The band is touring as a three piece, with members rotating between minimalist percussion, quirky melodica, xylophone, and the backing tracks of a laptop providing the groove. But at the center of it all is Dan Saks: his finger picking banjo and delicately crafting guitar melodies that make the otherwise jaded Atlanta audience swoon.

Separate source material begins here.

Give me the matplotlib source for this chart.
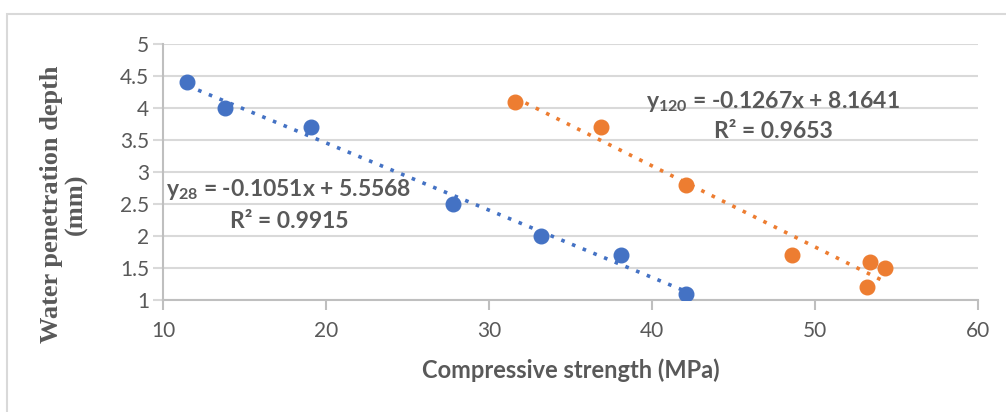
import matplotlib
matplotlib.use("Agg")
import matplotlib.pyplot as plt
from matplotlib.patches import Rectangle
import numpy as np

# data
strength28 = [11.5, 13.8, 19.1, 27.8, 33.2, 38.1, 42.1]
depth28 = [4.4, 4.0, 3.7, 2.5, 2.0, 1.7, 1.1]
strength120 = [31.6, 36.9, 42.1, 48.6, 53.4, 54.3, 53.2]
depth120 = [4.1, 3.7, 2.8, 1.7, 1.6, 1.5, 1.2]
fit28 = [-0.1051, 5.5568]
fit120 = [-0.1267, 8.1641]
xticks = [10, 20, 30, 40, 50, 60]
yticks = [1, 1.5, 2, 2.5, 3, 3.5, 4, 4.5, 5]

blue = "#4472C4"
orange = "#ED7D31"
grey = "#595959"

plt.rcParams["mathtext.fontset"] = "custom"
plt.rcParams["mathtext.rm"] = "Lato"
plt.rcParams["mathtext.bf"] = "Lato:bold"
plt.rcParams["mathtext.it"] = "Lato:italic"

fig = plt.figure(figsize=(10.06, 4.12), dpi=100)
fig.patches.append(Rectangle((7/1006, -0.1), 1.2, 1 - 14/412 + 0.1, transform=fig.transFigure,
                             fill=False, edgecolor="#d9d9d9", linewidth=1.5))
ax = fig.add_axes([163/1006, 1 - 300/412, (978-163)/1006, (300-44)/412])

def trend(xs, coef, color):
    xx = np.array([min(xs), max(xs)])
    ax.plot(xx, coef[0]*xx + coef[1], linestyle=(0, (1, 2.2)), color=color, linewidth=2.6, zorder=2)

trend(strength28, fit28, blue)
trend(strength120, fit120, orange)
ax.plot(strength28, depth28, "o", color=blue, markersize=10.5, zorder=3)
ax.plot(strength120, depth120, "o", color=orange, markersize=10.5, zorder=3)

ax.set_xlim(10, 60)
ax.set_ylim(1, 5)
ax.set_xticks(xticks)
ax.set_yticks(yticks)
ax.set_yticklabels([f"{v:g}" for v in yticks])
ax.grid(axis="y", color="#d9d9d9", linewidth=1.5)
ax.set_axisbelow(True)
for s in ["top", "right"]:
    ax.spines[s].set_visible(False)
for s in ["left", "bottom"]:
    ax.spines[s].set_color("#bfbfbf")
    ax.spines[s].set_linewidth(1.5)
ax.tick_params(axis="x", colors="#bfbfbf", length=7, width=1.5, labelcolor=grey, labelsize=15, pad=8)
ax.tick_params(axis="y", colors="#d9d9d9", length=7, width=1.5, labelcolor=grey, labelsize=15, pad=3)
for lab in ax.get_xticklabels() + ax.get_yticklabels():
    lab.set_family("Lato")

ax.set_xlabel("Compressive strength (MPa)", fontsize=17, fontweight="bold", color=grey, family="Lato")
ax.xaxis.set_label_coords(0.5, -(370 - 300) / 256, transform=ax.transAxes)
ax.xaxis.label.set_va("center")
ax.set_ylabel("Water penetration depth\n(mm)", fontsize=19, fontweight="bold", color=grey,
              family="Liberation Serif", linespacing=1.05)
ax.yaxis.set_label_coords(-(163 - 64) / 815, 0.375)
ax.yaxis.label.set_va("center")

txt = dict(fontsize=16.5, fontweight="bold", color=grey, family="Lato", ha="center", va="center")
fig.text(289/1006, 1 - 189/412, r"y$_{\mathbf{28}}$ = -0.1051x + 5.5568", **txt)
fig.text(289/1006, 1 - 221/412, "R² = 0.9915", **txt)
fig.text(773/1006, 1 - 101/412, r"y$_{\mathbf{120}}$ = -0.1267x + 8.1641", **txt)
fig.text(773/1006, 1 - 131/412, "R² = 0.9653", **txt)

fig.savefig("out.png", dpi=100)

I was sad when the last song, "Yodukha Rayanai" (the first track on their self-titled album), was over. But I’m crafty. My date for the evening (the lovely Jennie Rivlin Roberts from ModernTribe) and I swam through the massive crowd behind us, sneaking out the door to find the band by the merch booth. We chatted about music, Atlanta, Os Mutantes (the band DeLeon is supporting) and my upcoming trip to New York. I have to say, the band members were very nice, grounded people. And they can hold a conversation, a skill most artistic people never master.

But it was somber. As the sound of Os Mutantes came through the venue doors, I felt this weird conflict. Was I supposed to go back in, I wondered. After what I just saw, could I honestly watch Os Mutantes?

I tried. And three songs in, I bailed. It just wasn’t worth it. Sometimes in an evening, you peak. You hit that moment where there’s nothing else that can move you any more than what you’ve experienced. And doing anything other than emotionally cuddling in the afterglow of electric prayers just seems like a lie. No offense to Os Mutantes–but it is what it is. I took my DeLeon t-shirt and signed album and went home.

So thank you, DeLeon, for giving me the best Shabbat I have had in months. And I will see you soon.